Core Concepts
The core message of this work is to provide a finite sample analysis of an active learning algorithm for identifying nonlinear dynamical systems in a control-oriented manner, achieving optimal rates up to logarithmic factors.
Abstract
This paper introduces and analyzes the Active Learning for Control-Oriented Identification (ALCOI) algorithm, which extends previous work on active learning for model-based reinforcement learning to handle general nonlinear dynamical systems. The key contributions are:
Finite sample analysis of ALCOI: The authors derive finite sample bounds on the excess control cost achieved by the ALCOI algorithm, which characterize the interplay between the hardness of control and the hardness of identification. These bounds are shown to be tight up to logarithmic factors in the setting of linear-in-the-parameters nonlinear systems.
Novel non-asymptotic system identification result: The authors provide a new non-asymptotic result characterizing the parameter estimation error in terms of the Fisher Information matrix, which may be of independent interest.

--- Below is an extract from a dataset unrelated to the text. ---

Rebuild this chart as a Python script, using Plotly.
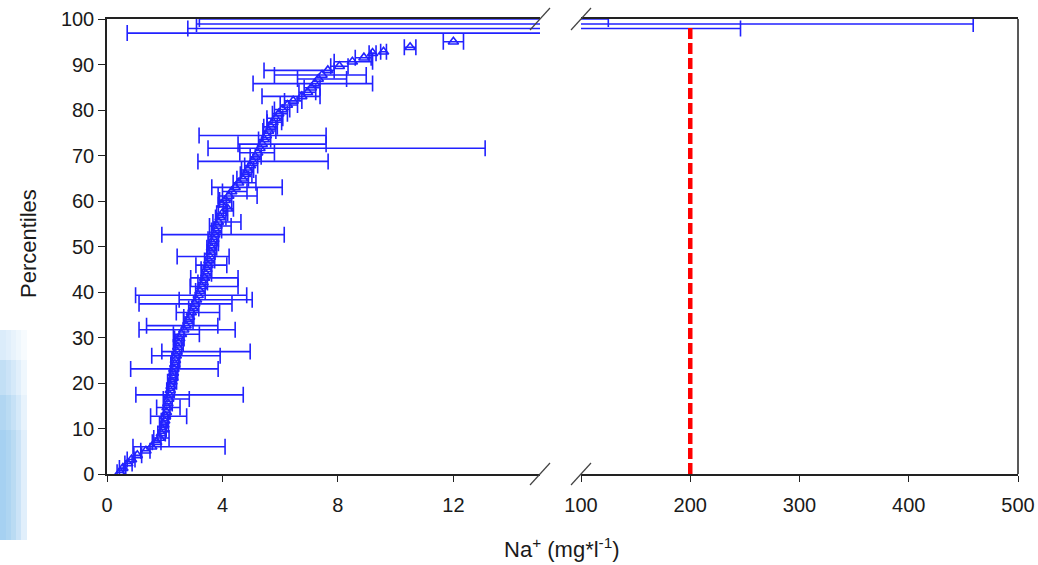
import plotly.graph_objects as go

# ---------------------------------------------------------------------------
# Sodium concentrations (mg/l) ranked as percentiles, with uncertainty ranges
# ---------------------------------------------------------------------------
pct = [0.4, 1.3, 2.3, 3.2, 4.1, 5.1, 6.0, 7.0, 7.9, 8.9,
       9.8, 10.8, 11.7, 12.7, 13.6, 14.6, 15.5, 16.5, 17.4, 18.4,
       19.3, 20.3, 21.2, 22.2, 23.1, 24.1, 25.0, 26.0, 26.9, 27.9,
       28.8, 29.8, 30.7, 31.7, 32.6, 33.6, 34.5, 35.5, 36.4, 37.4,
       38.3, 39.3, 40.2, 41.2, 42.1, 43.1, 44.0, 45.0, 45.9, 46.9,
       47.8, 48.8, 49.7, 50.7, 51.6, 52.6, 53.5, 54.5, 55.4, 56.4,
       57.3, 58.3, 59.2, 60.2, 61.1, 62.1, 63.0, 64.0, 64.9, 65.9,
       66.8, 67.8, 68.7, 69.7, 70.6, 71.6, 72.5, 73.5, 74.4, 75.4,
       76.3, 77.3, 78.2, 79.2, 80.1, 81.1, 82.0, 83.0, 83.9, 84.9,
       85.8, 86.8, 87.7, 88.7, 89.6, 90.6, 91.5, 92.5, 92.8, 93.8, 95.0]

na = [0.45, 0.55, 0.72, 0.85, 1.05, 1.35, 1.55, 1.72, 1.82, 1.88,
      1.93, 1.97, 2.0, 2.03, 2.06, 2.08, 2.11, 2.14, 2.16, 2.19,
      2.22, 2.25, 2.28, 2.3, 2.32, 2.35, 2.37, 2.4, 2.42, 2.45,
      2.48, 2.52, 2.58, 2.66, 2.74, 2.8, 2.86, 2.92, 2.98, 3.04,
      3.1, 3.16, 3.22, 3.28, 3.33, 3.38, 3.42, 3.46, 3.5, 3.53,
      3.56, 3.59, 3.62, 3.66, 3.7, 3.73, 3.77, 3.81, 3.86, 3.92,
      4.0, 4.18, 3.98, 4.1, 4.22, 4.32, 4.44, 4.56, 4.7, 4.8,
      4.88, 4.97, 5.05, 5.14, 5.22, 5.3, 5.38, 5.45, 5.52, 5.6,
      5.68, 5.75, 5.84, 5.95, 6.08, 6.25, 6.45, 6.75, 6.95, 7.08,
      7.2, 7.32, 7.45, 7.65, 8.05, 8.5, 8.9, 9.2, 9.58, 10.5, 12.0]

err_minus = [0.1, 0.12, 0.1, 0.15, 0.12, 0.18, 0.65, 0.15, 0.2, 0.12,
             0.1, 0.15, 0.12, 0.52, 0.1, 0.36, 0.14, 0.19, 1.16, 0.12,
             0.1, 0.15, 0.12, 0.1, 1.5, 0.14, 0.12, 0.85, 0.52, 0.15,
             0.12, 0.18, 0.28, 1.55, 1.37, 0.15, 0.2, 0.52, 0.15, 1.93,
             0.6, 2.17, 0.15, 0.4, 0.18, 0.48, 0.14, 0.2, 0.42, 0.15,
             1.13, 0.12, 0.16, 0.14, 0.2, 1.83, 0.15, 0.26, 0.19, 0.16,
             0.2, 0.15, 0.12, 0.2, 0.37, 0.32, 0.81, 0.19, 0.2, 0.18,
             0.22, 0.2, 1.9, 0.18, 0.62, 1.8, 0.84, 0.2, 2.33, 0.2,
             0.25, 0.2, 0.3, 0.22, 0.28, 0.25, 0.3, 1.38, 0.3, 0.25,
             2.14, 0.72, 1.65, 2.21, 0.3, 0.63, 0.3, 0.12, 0.1, 0.2, 0.35]

err_plus = [0.12, 0.1, 0.15, 0.12, 0.15, 0.14, 2.54, 0.15, 0.33, 0.14,
            0.12, 0.16, 0.1, 0.73, 0.12, 0.45, 0.15, 0.71, 2.56, 0.14,
            0.12, 0.16, 0.1, 0.15, 1.53, 0.12, 0.15, 1.52, 2.54, 0.14,
            0.16, 0.15, 0.62, 1.78, 1.1, 0.18, 0.15, 0.98, 0.2, 1.29,
            1.93, 1.68, 0.18, 1.26, 0.15, 1.16, 0.2, 0.16, 0.65, 0.2,
            0.67, 0.15, 0.18, 0.2, 0.16, 2.41, 0.2, 0.49, 0.78, 0.2,
            0.18, 0.2, 0.15, 0.22, 0.98, 0.53, 1.63, 0.6, 0.2, 0.22,
            0.2, 0.25, 2.61, 0.2, 0.58, 7.8, 2.21, 0.22, 2.07, 0.25,
            0.22, 0.3, 0.25, 0.3, 0.25, 0.35, 0.3, 0.63, 0.28, 0.3,
            2.0, 0.98, 1.53, 0.22, 0.3, 0.7, 0.25, 0.12, 0.1, 0.2, 0.35]

# highest samples: central values fall in the axis break, ranges reach far right
top_pct = [96.9, 97.9, 98.9, 100.0]
top_na = [24.0, 45.0, 70.0, 35.0]
top_lo = [0.7, 2.8, 3.1, 3.2]
top_hi = [60.0, 246.0, 459.0, 125.0]

# drinking-water limit for sodium
limit_na = [200, 200]
limit_pct = [0, 98]

left_ticks = [0, 4, 8, 12]
right_ticks = [100, 200, 300, 400, 500]
y_ticks = [0, 10, 20, 30, 40, 50, 60, 70, 80, 90, 100]

BLUE = "#2222ff"
AXIS = "#222222"
FONT = "Liberation Sans, Arial, sans-serif"

W, H = 1038, 565
ML, MR, MT, MB = 107, 20, 19, 91
PW, PH = W - ML - MR, H - MT - MB


def px_x(px):
    return (px - ML) / PW


def px_y(py):
    return (H - MB - py) / PH


LEFT_END = px_x(540)
RIGHT_START = px_x(581)

top_plus = [h - v for h, v in zip(top_hi, top_na)]
top_minus = [v - l for v, l in zip(top_na, top_lo)]

marker = dict(symbol="triangle-up-open", size=9, color=BLUE,
              line=dict(color=BLUE, width=1.6))

fig = go.Figure()

fig.add_trace(go.Scatter(
    x=na, y=pct, mode="markers", marker=marker, xaxis="x", yaxis="y",
    cliponaxis=False,
    error_x=dict(type="data", symmetric=False, array=err_plus,
                 arrayminus=err_minus, color=BLUE, thickness=1.6, width=8),
    showlegend=False))

for xa in ("x", "x2"):
    fig.add_trace(go.Scatter(
        x=top_na, y=top_pct, mode="markers", marker=marker,
        xaxis=xa, yaxis="y",
        error_x=dict(type="data", symmetric=False, array=top_plus,
                     arrayminus=top_minus, color=BLUE, thickness=1.6, width=8),
        showlegend=False))

fig.add_trace(go.Scatter(
    x=limit_na, y=limit_pct, mode="lines", xaxis="x2", yaxis="y",
    line=dict(color="#ff0000", width=4.5, dash="11px,4px"),
    showlegend=False))

axis_common = dict(showline=True, linecolor=AXIS, linewidth=1.5, mirror=True,
                   ticks="outside", ticklen=6, tickwidth=1.2, tickcolor=AXIS,
                   showgrid=False, zeroline=False, automargin=False,
                   tickfont=dict(family=FONT, size=20, color="#1a1a1a"))

fig.update_layout(
    width=W, height=H, autosize=False,
    margin=dict(l=ML, r=MR, t=MT, b=MB, autoexpand=False),
    paper_bgcolor="white", plot_bgcolor="rgba(0,0,0,0)",
    xaxis=dict(domain=[0, LEFT_END], range=[0, 15], tickvals=left_ticks,
               anchor="y", ticklabelstandoff=6, **axis_common),
    xaxis2=dict(domain=[RIGHT_START, 1], range=[100, 500], tickvals=right_ticks,
                anchor="y", ticklabelstandoff=6, **axis_common),
    yaxis=dict(domain=[0, 1], range=[0, 100], tickvals=y_ticks, anchor="x",
               **{**axis_common, "mirror": False, "ticklen": 7}),
)

shapes = []
# right frame edge
shapes.append(dict(type="line", xref="paper", yref="paper", x0=1, x1=1, y0=0, y1=1,
                   line=dict(color=AXIS, width=1.5)))
# axis-break marks
dx, dy = 10 / PW, 11 / PH
for cx in (LEFT_END, RIGHT_START):
    for cy in (0, 1):
        shapes.append(dict(type="line", xref="paper", yref="paper",
                           x0=cx - dx, x1=cx + dx, y0=cy - dy, y1=cy + dy,
                           line=dict(color="#444444", width=1.2)))
# soft pale blue band along the left page edge (stacked translucent strips)
for x1 in (6, 11, 16, 21, 27):
    for y0 in (330, 360, 395, 430):
        shapes.append(dict(type="rect", xref="paper", yref="paper", layer="below",
                           x0=px_x(0), x1=px_x(x1), y0=px_y(540), y1=px_y(y0),
                           line=dict(width=0), fillcolor="rgba(150,195,235,0.075)"))
fig.update_layout(shapes=shapes)

fig.add_annotation(text="Percentiles", xref="paper", yref="paper",
                   x=px_x(28), y=px_y(244), textangle=-90, showarrow=False,
                   xanchor="center", yanchor="middle",
                   font=dict(family=FONT, size=22, color="#1a1a1a"))
fig.add_annotation(text="Na<sup>+</sup> (mg*l<sup>-1</sup>)", xref="paper", yref="paper",
                   x=px_x(562), y=px_y(548), showarrow=False,
                   xanchor="center", yanchor="middle",
                   font=dict(family=FONT, size=22, color="#1a1a1a"))

fig.write_html("out.html")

Two-stage exploration strategy: ALCOI uses a two-stage exploration strategy, where an initial coarse parameter estimate is first obtained, which is then used to design a targeted exploration policy that approximately solves an optimal experiment design problem.
Numerical validation: The authors demonstrate the benefits of ALCOI over random exploration and approximate A-optimal experiment design on an illustrative nonlinear control problem.
The key technical innovation is the use of recent advances in the non-asymptotic analysis of nonlinear system identification to derive end-to-end control guarantees for model-based reinforcement learning in general nonlinear settings.